**SHORT EXERCISE:** Extract and list every line that contains the word "this".

**DATA TO USE:**
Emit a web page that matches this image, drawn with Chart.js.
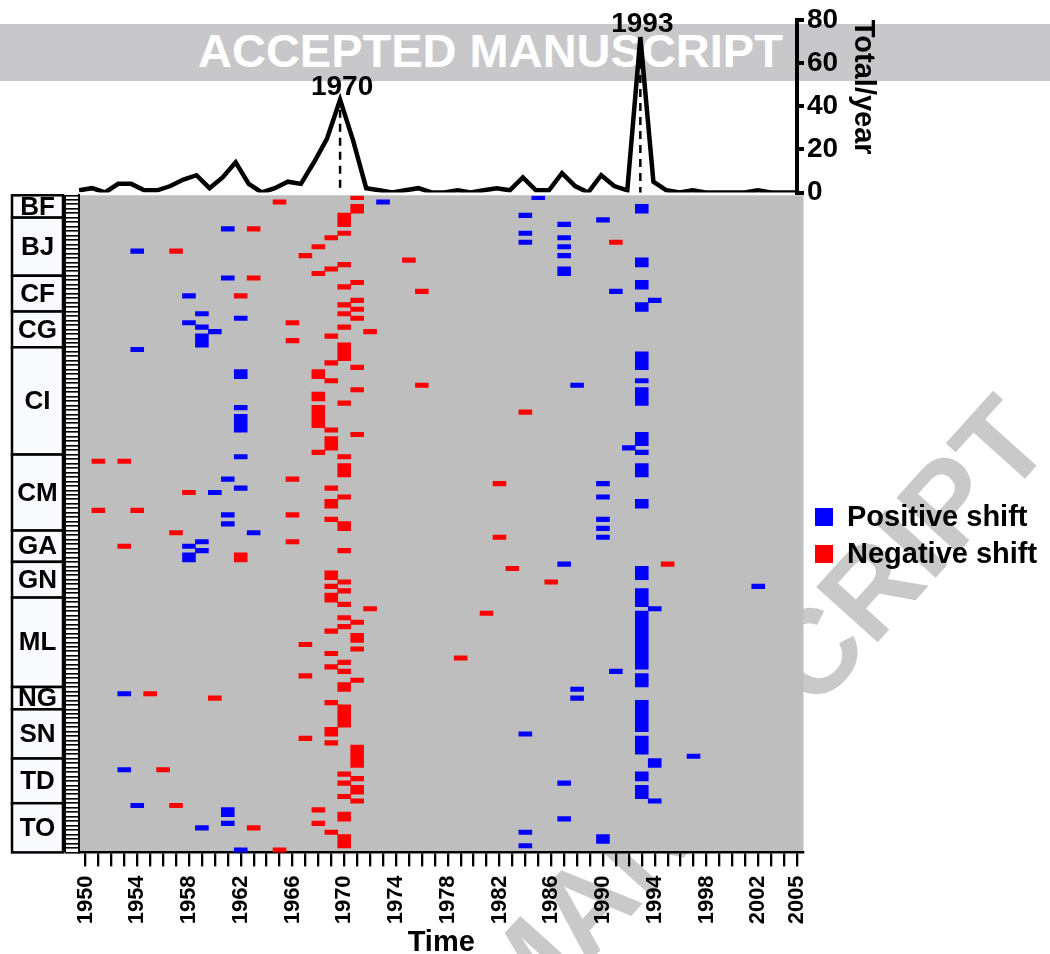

* * *

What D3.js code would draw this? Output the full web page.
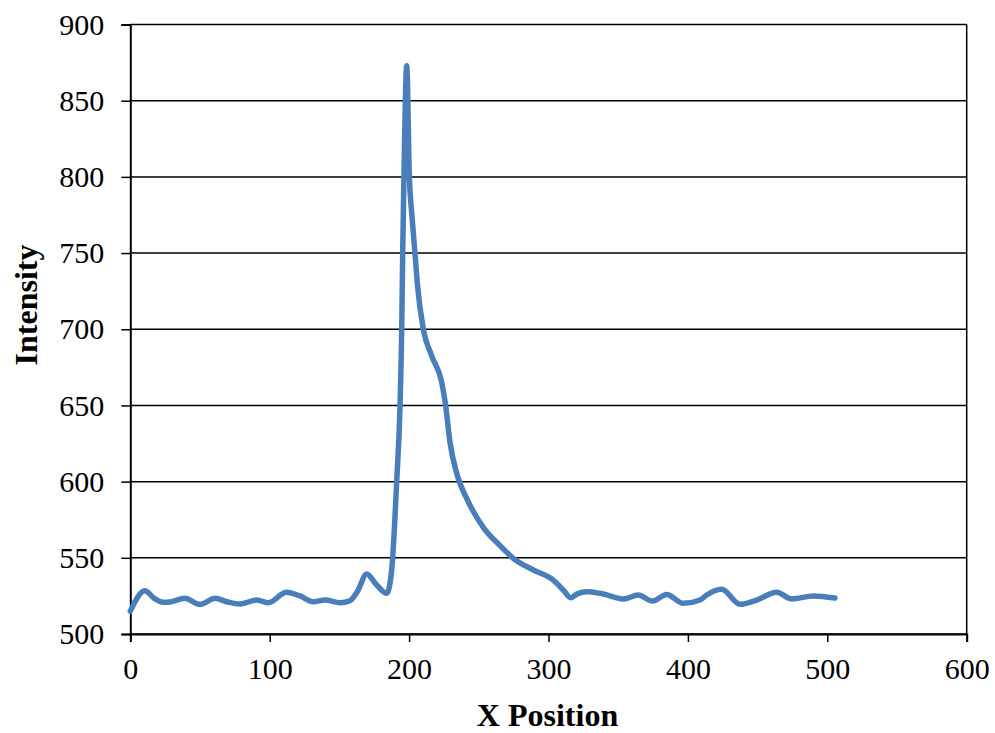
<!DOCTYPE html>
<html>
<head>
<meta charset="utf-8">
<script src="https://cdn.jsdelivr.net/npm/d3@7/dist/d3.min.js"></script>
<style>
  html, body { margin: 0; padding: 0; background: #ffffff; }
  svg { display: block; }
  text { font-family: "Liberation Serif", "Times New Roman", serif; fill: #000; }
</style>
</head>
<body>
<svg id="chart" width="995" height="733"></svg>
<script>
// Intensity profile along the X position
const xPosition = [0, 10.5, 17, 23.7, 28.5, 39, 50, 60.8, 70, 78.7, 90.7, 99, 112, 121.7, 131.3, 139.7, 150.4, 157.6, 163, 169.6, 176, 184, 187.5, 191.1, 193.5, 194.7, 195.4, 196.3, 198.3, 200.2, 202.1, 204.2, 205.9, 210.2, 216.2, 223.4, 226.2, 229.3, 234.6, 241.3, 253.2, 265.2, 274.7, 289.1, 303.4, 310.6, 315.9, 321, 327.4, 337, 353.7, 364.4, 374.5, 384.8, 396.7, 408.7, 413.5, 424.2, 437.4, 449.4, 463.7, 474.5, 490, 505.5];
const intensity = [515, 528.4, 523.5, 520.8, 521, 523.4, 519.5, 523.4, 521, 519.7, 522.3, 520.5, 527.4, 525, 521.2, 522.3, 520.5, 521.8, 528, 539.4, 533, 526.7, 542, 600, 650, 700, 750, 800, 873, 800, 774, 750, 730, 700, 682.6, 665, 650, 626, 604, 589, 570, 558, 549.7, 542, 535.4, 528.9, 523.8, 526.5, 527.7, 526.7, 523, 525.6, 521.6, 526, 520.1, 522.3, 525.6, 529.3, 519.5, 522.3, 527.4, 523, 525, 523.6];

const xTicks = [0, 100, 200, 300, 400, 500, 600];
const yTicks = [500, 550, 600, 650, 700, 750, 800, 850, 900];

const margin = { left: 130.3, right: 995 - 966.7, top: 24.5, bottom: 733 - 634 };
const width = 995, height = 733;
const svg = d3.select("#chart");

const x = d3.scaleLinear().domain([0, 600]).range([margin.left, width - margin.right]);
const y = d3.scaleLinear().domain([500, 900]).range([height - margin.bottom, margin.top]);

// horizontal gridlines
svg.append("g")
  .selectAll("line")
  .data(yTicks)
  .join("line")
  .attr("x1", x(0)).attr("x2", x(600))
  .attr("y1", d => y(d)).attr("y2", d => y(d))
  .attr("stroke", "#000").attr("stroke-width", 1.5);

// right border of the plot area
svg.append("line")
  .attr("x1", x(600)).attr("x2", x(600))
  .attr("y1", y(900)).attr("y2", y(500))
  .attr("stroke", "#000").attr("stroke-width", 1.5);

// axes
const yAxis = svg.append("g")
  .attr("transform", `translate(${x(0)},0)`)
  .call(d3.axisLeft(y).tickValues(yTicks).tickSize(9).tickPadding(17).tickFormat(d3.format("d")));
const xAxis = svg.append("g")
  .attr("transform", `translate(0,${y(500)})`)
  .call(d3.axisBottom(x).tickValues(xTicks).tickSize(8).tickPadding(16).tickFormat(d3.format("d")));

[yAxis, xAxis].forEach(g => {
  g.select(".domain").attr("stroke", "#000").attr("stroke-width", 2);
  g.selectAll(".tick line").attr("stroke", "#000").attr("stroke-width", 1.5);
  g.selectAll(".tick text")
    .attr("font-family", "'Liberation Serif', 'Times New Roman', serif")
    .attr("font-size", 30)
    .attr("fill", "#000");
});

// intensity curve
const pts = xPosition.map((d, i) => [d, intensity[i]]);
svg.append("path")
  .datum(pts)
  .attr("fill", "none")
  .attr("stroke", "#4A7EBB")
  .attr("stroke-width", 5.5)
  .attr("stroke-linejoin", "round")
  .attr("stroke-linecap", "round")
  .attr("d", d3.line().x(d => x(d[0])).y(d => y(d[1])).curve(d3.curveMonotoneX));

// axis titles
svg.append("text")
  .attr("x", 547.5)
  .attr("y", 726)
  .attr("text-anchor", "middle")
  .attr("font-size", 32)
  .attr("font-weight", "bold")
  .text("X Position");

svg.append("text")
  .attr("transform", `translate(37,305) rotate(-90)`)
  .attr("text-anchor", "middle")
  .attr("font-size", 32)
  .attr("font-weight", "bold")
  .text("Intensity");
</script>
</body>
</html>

**REPLY TO THE EXERCISE:**
Emit a web page that matches this image, drawn with Chart.js.
What D3.js code would draw this? Output the full web page.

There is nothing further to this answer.